Stored records:

— START —

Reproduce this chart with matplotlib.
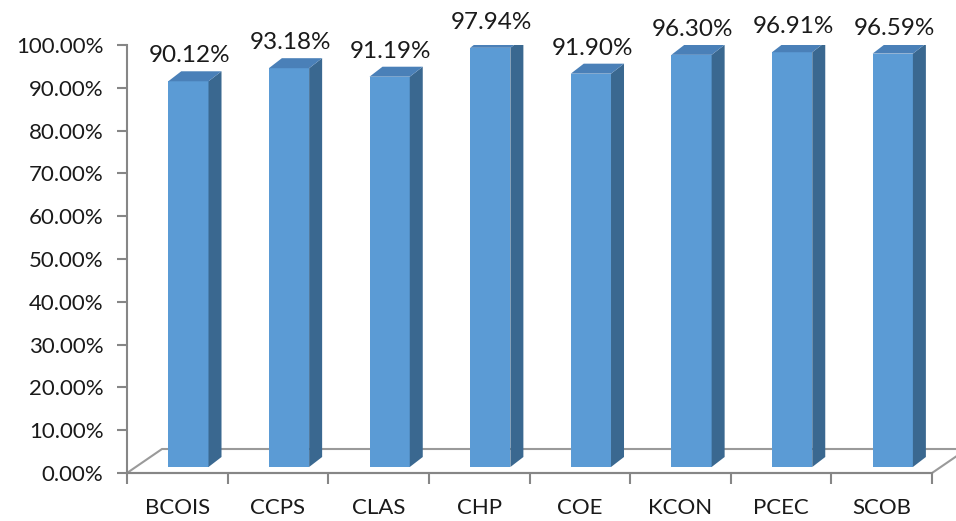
import matplotlib.pyplot as plt
from matplotlib.patches import Polygon
from matplotlib.ticker import FuncFormatter, MultipleLocator

# -------------------------------
# DATA
# -------------------------------
colleges = ["BCOIS", "CCPS", "CLAS", "CHP", "COE", "KCON", "PCEC", "SCOB"]
rates = [0.9012, 0.9318, 0.9119, 0.9794, 0.9190, 0.9630, 0.9691, 0.9659]

# -------------------------------
# FIGURE / AXES
# -------------------------------
plt.rcParams["font.family"] = ["Lato", "DejaVu Sans"]
fig = plt.figure(figsize=(9.56, 5.21), dpi=100)
ax = fig.add_axes([127 / 956, 48 / 521, 805 / 956, 428 / 521])
ax.set_xlim(-0.5, len(colleges) - 0.5)
ax.set_ylim(0, 1.0)

# 3d look: depth offsets in data units (~13 px right, ~10 px up)
px_x = (len(colleges)) / 805
px_y = 1.0 / 428
dx = 13 * px_x
dy = 10 * px_y
base = 6 * px_y
w = 0.40
front_c = "#5B9BD5"
side_c = "#3A6890"
top_c = "#4A80B8"

for i, v in enumerate(rates):
    x0 = i - 0.09
    x1 = x0 + w
    top = base + v
    ax.bar(x0, v, width=w, bottom=base, align="edge", color=front_c, zorder=3)
    ax.add_patch(Polygon([(x1, base), (x1 + dx, base + dy), (x1 + dx, top + dy), (x1, top)],
                         closed=True, fc=side_c, ec="none", zorder=3))
    ax.add_patch(Polygon([(x0, top), (x0 + dx, top + dy), (x1 + dx, top + dy), (x1, top)],
                         closed=True, fc=top_c, ec="none", zorder=3))
    ax.annotate(f"{v * 100:.2f}%", xy=((x0 + x1) / 2 + dx * 0.1, top + dy), xytext=(0, 5),
                textcoords="offset pixels", ha="center", va="bottom", fontsize=17.5,
                color="#1a1a1a", annotation_clip=False)

# floor
fdx = 35 * px_x
fdy = 24 * px_y
n = len(colleges)
floor = Polygon([(-0.5, 0), (-0.5 + fdx, fdy), (n - 0.5 + fdx, fdy), (n - 0.5, 0)],
                closed=True, fc="none", ec="#9a9a9a", lw=1.5, zorder=1, clip_on=False)
ax.add_patch(floor)

# -------------------------------
# AXES STYLE
# -------------------------------
for s in ["top", "right"]:
    ax.spines[s].set_visible(False)
ax.spines["left"].set_color("#868686")
ax.spines["bottom"].set_color("#868686")
ax.spines["left"].set_linewidth(1.5)
ax.spines["bottom"].set_linewidth(1.5)

ax.yaxis.set_major_locator(MultipleLocator(0.1))
ax.yaxis.set_major_formatter(FuncFormatter(lambda y, p: f"{y * 100:.2f}%"))
ax.tick_params(axis="y", length=7, width=1.5, color="#868686", labelsize=16,
               labelcolor="#1a1a1a", pad=10)

ax.set_xticks(range(n))
ax.set_xticklabels(colleges)
ax.set_xticks([i - 0.5 for i in range(n + 1)], minor=True)
ax.tick_params(axis="x", which="major", length=0, labelsize=16, labelcolor="#1a1a1a", pad=18)
ax.tick_params(axis="x", which="minor", length=8, width=1.5, color="#868686")

fig.savefig("out.png", dpi=100)
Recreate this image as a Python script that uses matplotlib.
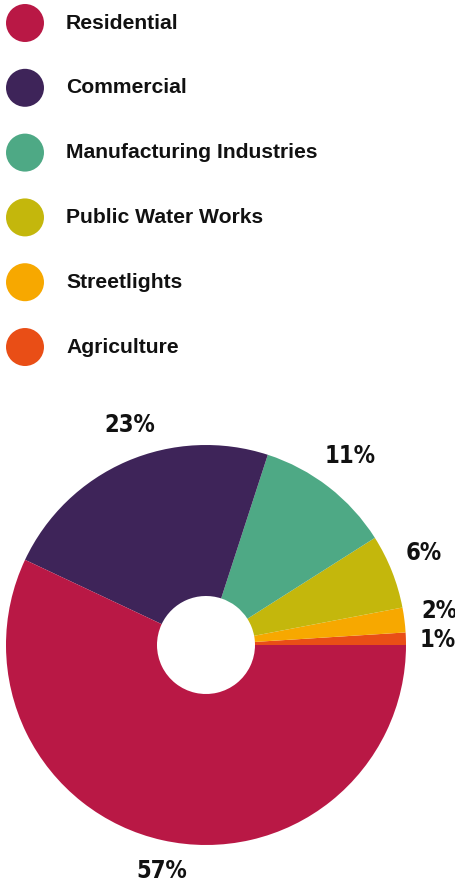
import numpy as np
import matplotlib.pyplot as plt

# electricity consumption share by sector
sectors = ["Residential", "Commercial", "Manufacturing Industries",
           "Public Water Works", "Streetlights", "Agriculture"]
shares = [57, 23, 11, 6, 2, 1]
colors = ["#B91845", "#3E2459", "#4EA985", "#C4B70C", "#F7A800", "#E94E16"]

fig = plt.figure(figsize=(4.55, 8.86), dpi=100)

# legend block at the top: one row per sector
lax = fig.add_axes([0, 1 - 380 / 886, 1, 380 / 886])
lax.set_xlim(0, 455)
lax.set_ylim(5.509, -0.355)
lax.axis("off")
rows = np.arange(len(sectors))
lax.scatter(np.full(len(rows), 25), rows, s=748, c=colors, linewidths=0)
for i, name in enumerate(sectors):
    lax.text(66, i, name, ha="left", va="center", fontsize=15.2,
             fontweight="bold", color="#111111",
             family=["Liberation Sans", "DejaVu Sans"])

# donut with a small hole, wedges counterclockwise from 3 o'clock
ax = fig.add_axes([6 / 455, 41 / 886, 400 / 455, 400 / 886])
vals = shares[::-1]
cols = colors[::-1]
wedges, _ = ax.pie(vals, colors=cols, startangle=0, counterclock=True,
                   wedgeprops=dict(width=0.755, linewidth=0))

# percentage labels just outside each wedge (small angle/radius nudges)
nudge = [-0.6, 1.1, 1.4, 0.5, -4.3, 1.6]
dist = [1.16, 1.18, 1.18, 1.19, 1.165, 1.15]
for w, v, dn, r in zip(wedges, vals, nudge, dist):
    th = np.deg2rad((w.theta1 + w.theta2) / 2 + dn)
    ax.text(r * np.cos(th), r * np.sin(th), f"{v}%", ha="center", va="center",
            fontsize=17, fontweight="bold", fontstretch="condensed",
            family="DejaVu Sans", color="#111111")
ax.set_xlim(-1, 1)
ax.set_ylim(-1, 1)
ax.set_aspect("equal")

fig.savefig("out.png", dpi=100)
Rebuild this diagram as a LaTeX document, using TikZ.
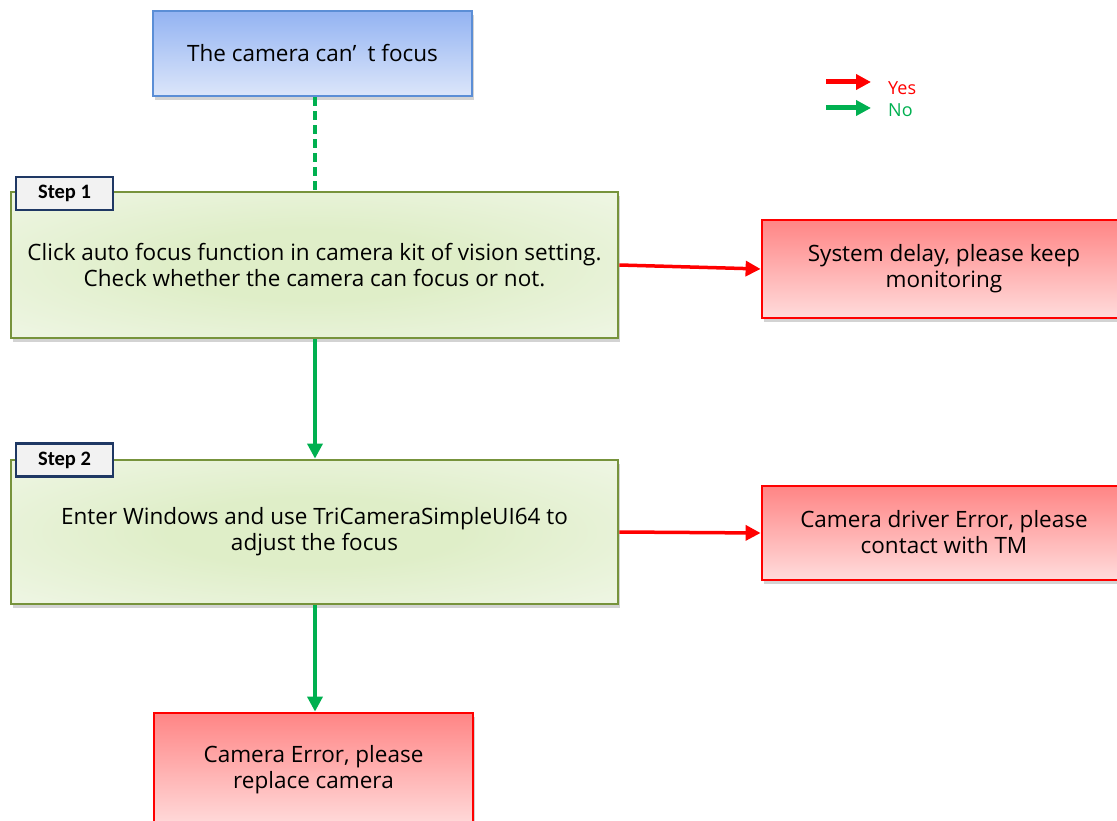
\documentclass[tikz,border=0pt]{standalone}
\usepackage{fontspec}
\setmainfont{Open Sans}
\newfontfamily\tagfont{Carlito}
\usepackage{tikz}
\usetikzlibrary{shadows,arrows.meta}
\definecolor{BoxBlue}{HTML}{5B8ED6}
\definecolor{BlueTop}{HTML}{93B3F2}
\definecolor{BlueBot}{HTML}{DCE6FA}
\definecolor{BoxOlive}{HTML}{77933C}
\definecolor{OliveIn}{HTML}{DFEEC8}
\definecolor{OliveOut}{HTML}{F3F8EC}
\definecolor{RedTop}{HTML}{FF8585}
\definecolor{RedBot}{HTML}{FFDCDC}
\definecolor{TagNavy}{HTML}{1F3864}
\definecolor{TagGray}{HTML}{F2F2F2}
\definecolor{YesRed}{HTML}{FF0000}
\definecolor{NoGreen}{HTML}{00B050}
\pgfdeclareradialshading{stepglow}{\pgfpoint{0bp}{0bp}}{color(0bp)=(OliveIn); color(12bp)=(OliveIn); color(42bp)=(OliveOut); color(80bp)=(OliveOut)}

\begin{document}
\begin{tikzpicture}[x=1pt,y=-1pt,
  every node/.style={font=\fontsize{22.5}{26}\selectfont, align=center, inner sep=0pt},
  shade/.style={drop shadow={shadow xshift=2pt,shadow yshift=-4pt,opacity=0.35}},
  startbox/.style={draw=BoxBlue, line width=2.5pt, top color=BlueTop, bottom color=BlueBot, shade},
  stepbox/.style={draw=BoxOlive, line width=2.8pt, shading=stepglow, shade},
  failbox/.style={draw=YesRed, line width=2.8pt, top color=RedTop, bottom color=RedBot, shade},
  tagbox/.style={draw=TagNavy, line width=2.5pt, fill=TagGray, minimum width=97, minimum height=33,
    font=\tagfont\bfseries\fontsize{20.5}{22}\selectfont},
  yes/.style={draw=YesRed, line width=3.5pt, -{Triangle[length=15pt,width=15pt]}},
  no/.style={draw=NoGreen, line width=3.5pt, -{Triangle[length=15pt,width=15pt]}},
  legend/.style={line width=5pt, -{Triangle[length=15pt,width=15pt]}}]
  \useasboundingbox (0,0) rectangle (1117,821);
  \clip (0,0) rectangle (1117,821);
  % boxes
  \node[startbox, minimum width=319, minimum height=85] (start) at (312.5,53.5)
    {The camera can’\enspace t focus};
  \node[stepbox, minimum width=607, minimum height=146] (s1) at (314.5,265)
    {Click auto focus function in camera kit of vision setting.\\Check whether the camera can focus or not.};
  \node[stepbox, minimum width=607, minimum height=144] (s2) at (314.5,532)
    {Enter Windows and use TriCameraSimpleUI64 to\\adjust the focus};
  \node[failbox, minimum width=420, minimum height=98] (r1) at (972,269) {};
  \node (t1) at (944,269) {System delay, please keep\\monitoring};
  \node[failbox, minimum width=420, minimum height=94] (r2) at (972,533) {};
  \node (t2) at (944,532) {Camera driver Error, please\\contact with TM};
  \node[failbox, minimum width=319, minimum height=114] (r3) at (313.5,770)
    {Camera Error, please\\replace camera};
  % step tags
  \node[tagbox] (tag1) at (64.5,193.5) {Step 1};
  \node[tagbox] (tag2) at (64.5,460) {Step 2};
  % connectors
  \draw[draw=NoGreen, line width=3.5pt, dashed, dash pattern=on 9pt off 5pt] (start.south -| 315,0) -- (s1.north -| 315,0);
  \draw[no] (s1.south -| 315,0) -- (s2.north -| 315,0);
  \draw[no] (s2.south -| 315,0) -- (r3.north -| 315,0);
  \draw[yes] (s1.east) -- (r1.west);
  \draw[yes] (s2.east) -- (r2.west);
  % legend
  \coordinate (ya) at (826,82);
  \coordinate (yb) at (871,82);
  \coordinate (na) at (826,108);
  \coordinate (nb) at (871,108);
  \draw[legend, YesRed] (ya) -- (yb);
  \draw[legend, NoGreen] (na) -- (nb);
  \node[anchor=west, text=YesRed, font=\fontsize{18}{20}\selectfont] (yes) at (888,88) {Yes};
  \node[anchor=west, text=NoGreen, font=\fontsize{18}{20}\selectfont] (no) at (888,110) {No};
\end{tikzpicture}
\end{document}
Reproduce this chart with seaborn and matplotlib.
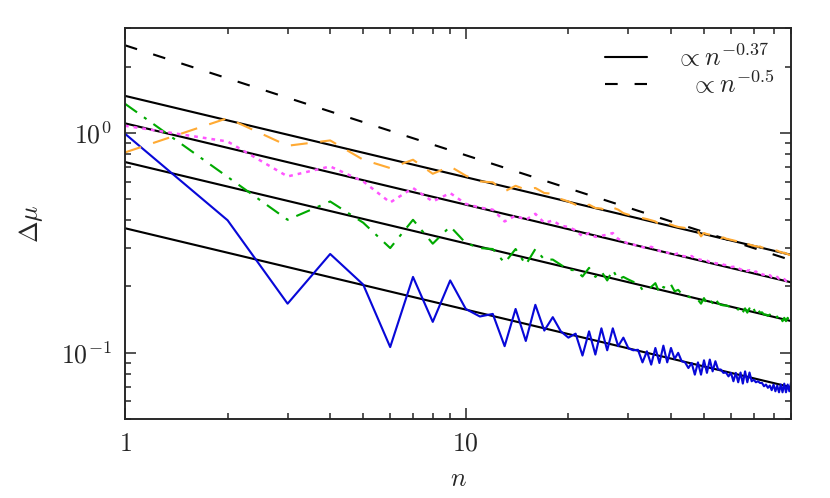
import numpy as np
import pandas as pd
import matplotlib
matplotlib.use("Agg")
import matplotlib.pyplot as plt
import seaborn as sns
from matplotlib.ticker import FixedLocator, FixedFormatter, NullFormatter, LogLocator

# data: n = 1..90
n = list(range(1, 91))

blue = [0.99, 0.40, 0.167, 0.281, 0.204, 0.106, 0.221, 0.138, 0.213, 0.158,
        0.146, 0.150, 0.107, 0.158, 0.113, 0.165, 0.126, 0.145, 0.125, 0.117,
        0.122, 0.097, 0.125, 0.098, 0.129, 0.1025, 0.129, 0.107, 0.117, 0.1047,
        0.1025, 0.103, 0.0903, 0.1014, 0.0882, 0.105, 0.0897, 0.1076, 0.0903, 0.105,
        0.0937, 0.0998, 0.0914, 0.0903, 0.0851, 0.0897, 0.0794, 0.0903, 0.0794, 0.0923,
        0.0809, 0.093, 0.0822, 0.0914, 0.0838, 0.0838, 0.0809, 0.0812, 0.078, 0.0809,
        0.0741, 0.0809, 0.0733, 0.0812, 0.0723, 0.0822, 0.0733, 0.0812, 0.0741, 0.0753,
        0.0733, 0.0741, 0.0728, 0.0728, 0.0703, 0.0716, 0.0692, 0.0708, 0.0675, 0.0716,
        0.0667, 0.0708, 0.066, 0.0716, 0.066, 0.0723, 0.066, 0.0716, 0.0667, 0.0728]

green = [1.355, 0.63, 0.402, 0.487, 0.39, 0.299, 0.402, 0.313, 0.375, 0.315,
         0.299, 0.296, 0.256, 0.296, 0.251, 0.296, 0.265, 0.265, 0.251, 0.238,
         0.237, 0.222, 0.243, 0.221, 0.234, 0.213, 0.238, 0.215, 0.221, 0.215,
         0.210, 0.207, 0.193, 0.193, 0.199, 0.207, 0.187, 0.199, 0.195, 0.204,
         0.190, 0.193, 0.185, 0.184, 0.180, 0.177, 0.176, 0.174, 0.167, 0.177,
         0.167, 0.174, 0.168, 0.177, 0.168, 0.165, 0.164, 0.164, 0.1625, 0.162,
         0.158, 0.159, 0.157, 0.162, 0.1525, 0.159, 0.152, 0.159, 0.152, 0.158,
         0.150, 0.157, 0.152, 0.1525, 0.149, 0.149, 0.147, 0.149, 0.146, 0.145,
         0.142, 0.146, 0.140, 0.145, 0.139, 0.144, 0.139, 0.144, 0.140, 0.142]

magenta = [1.076, 0.913, 0.633, 0.703, 0.601, 0.482, 0.561, 0.487, 0.532, 0.475,
           0.457, 0.447, 0.395, 0.420, 0.402, 0.428, 0.389, 0.399, 0.378, 0.373,
           0.360, 0.338, 0.350, 0.336, 0.340, 0.344, 0.350, 0.329, 0.321, 0.313,
           0.310, 0.306, 0.302, 0.299, 0.303, 0.297, 0.290, 0.289, 0.285, 0.282,
           0.280, 0.283, 0.276, 0.274, 0.271, 0.275, 0.268, 0.267, 0.264, 0.266,
           0.262, 0.258, 0.260, 0.255, 0.254, 0.256, 0.251, 0.250, 0.247, 0.245,
           0.246, 0.242, 0.243, 0.239, 0.238, 0.240, 0.235, 0.237, 0.233, 0.232,
           0.234, 0.229, 0.231, 0.227, 0.226, 0.228, 0.224, 0.225, 0.221, 0.222,
           0.219, 0.221, 0.217, 0.218, 0.215, 0.216, 0.212, 0.214, 0.210, 0.211]

orange = [0.814, 1.166, 0.873, 0.923, 0.754, 0.691, 0.754, 0.651, 0.703, 0.638,
          0.601, 0.595, 0.541, 0.574, 0.551, 0.561, 0.532, 0.528, 0.500, 0.487,
          0.471, 0.455, 0.471, 0.455, 0.452, 0.439, 0.457, 0.447, 0.431, 0.424,
          0.419, 0.414, 0.409, 0.405, 0.400, 0.395, 0.382, 0.392, 0.386, 0.382,
          0.377, 0.373, 0.371, 0.369, 0.365, 0.362, 0.359, 0.356, 0.338, 0.350,
          0.346, 0.344, 0.342, 0.340, 0.344, 0.332, 0.334, 0.330, 0.328, 0.326,
          0.324, 0.322, 0.320, 0.318, 0.315, 0.306, 0.312, 0.310, 0.308, 0.306,
          0.305, 0.303, 0.304, 0.300, 0.302, 0.298, 0.297, 0.295, 0.296, 0.294,
          0.292, 0.291, 0.288, 0.287, 0.284, 0.285, 0.282, 0.281, 0.278, 0.279]

# power-law guides
fit_amps = [0.368, 0.736, 1.104, 1.472]
fit_exp = -0.37
ref_amp = 2.5
ref_exp = -0.5

sns.set_style("ticks")
plt.rcParams['font.family'] = 'serif'
plt.rcParams['font.serif'] = ['cmr10', 'DejaVu Serif']
plt.rcParams['mathtext.fontset'] = 'cm'
plt.rcParams['axes.formatter.use_mathtext'] = True
plt.rcParams['font.size'] = 13.5

fig, ax = plt.subplots(figsize=(6, 3.6), dpi=830 / 6)
fig.subplots_adjust(left=0.1506, right=0.953, top=0.944, bottom=0.159)

nn = np.array(n, dtype=float)
for a in fit_amps:
    sns.lineplot(x=nn, y=a * nn ** fit_exp, ax=ax, color="black", lw=1.1)
solid_handle = ax.lines[-1]
sns.lineplot(x=nn, y=ref_amp * nn ** ref_exp, ax=ax, color="black", lw=1.1)
dashed_handle = ax.lines[-1]
dashed_handle.set_dashes((6, 8))

df = pd.DataFrame({"n": n, "blue": blue, "green": green, "magenta": magenta, "orange": orange})
sns.lineplot(data=df, x="n", y="blue", ax=ax, color="#0808d8", lw=1.1)
sns.lineplot(data=df, x="n", y="green", ax=ax, color="#00aa00", lw=1.1)
ax.lines[-1].set_dashes((7, 4, 1.5, 4))
sns.lineplot(data=df, x="n", y="magenta", ax=ax, color="#ff55ff", lw=1.3)
ax.lines[-1].set_dashes((1.5, 2.0))
sns.lineplot(data=df, x="n", y="orange", ax=ax, color="#ffaa33", lw=1.1)
ax.lines[-1].set_dashes((8, 6))

ax.set_xscale("log")
ax.set_yscale("log")
ax.set_xlim(1, 90)
ax.set_ylim(0.05, 3.0)

ax.xaxis.set_major_locator(FixedLocator([1, 10]))
ax.xaxis.set_major_formatter(FixedFormatter([r"$1$", r"$10$"]))
ax.xaxis.set_minor_locator(LogLocator(base=10, subs=np.arange(2, 10), numticks=20))
ax.xaxis.set_minor_formatter(NullFormatter())
ax.yaxis.set_minor_formatter(NullFormatter())

ax.tick_params(which="both", direction="in", top=True, right=True, width=0.8)
ax.tick_params(which="major", length=5.7, pad=7)
ax.tick_params(which="minor", length=3.0)
for s in ax.spines.values():
    s.set_linewidth(1.0)

ax.set_xlabel(r"$n$", labelpad=6)
ax.set_ylabel(r"$\Delta\mu$", labelpad=8)

ax.legend([solid_handle, dashed_handle],
          [r"$\propto n^{-0.37}$", r"$\ \ \propto n^{-0.5}$"],
          loc="upper right", frameon=False, handlelength=1.6,
          handletextpad=1.1, labelspacing=0.0, borderaxespad=0.2, fontsize=13.5)

fig.savefig("out.png", dpi=830 / 6)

— END —

Written exercise: Starting at the first line of the material, output exactly the lines up to and including the one with "ax.set_ylim(0, 1.0)". Do not include the pictures.

Exercise result:
Reproduce this chart with matplotlib.
import matplotlib.pyplot as plt
from matplotlib.patches import Polygon
from matplotlib.ticker import FuncFormatter, MultipleLocator

# -------------------------------
# DATA
# -------------------------------
colleges = ["BCOIS", "CCPS", "CLAS", "CHP", "COE", "KCON", "PCEC", "SCOB"]
rates = [0.9012, 0.9318, 0.9119, 0.9794, 0.9190, 0.9630, 0.9691, 0.9659]

# -------------------------------
# FIGURE / AXES
# -------------------------------
plt.rcParams["font.family"] = ["Lato", "DejaVu Sans"]
fig = plt.figure(figsize=(9.56, 5.21), dpi=100)
ax = fig.add_axes([127 / 956, 48 / 521, 805 / 956, 428 / 521])
ax.set_xlim(-0.5, len(colleges) - 0.5)
ax.set_ylim(0, 1.0)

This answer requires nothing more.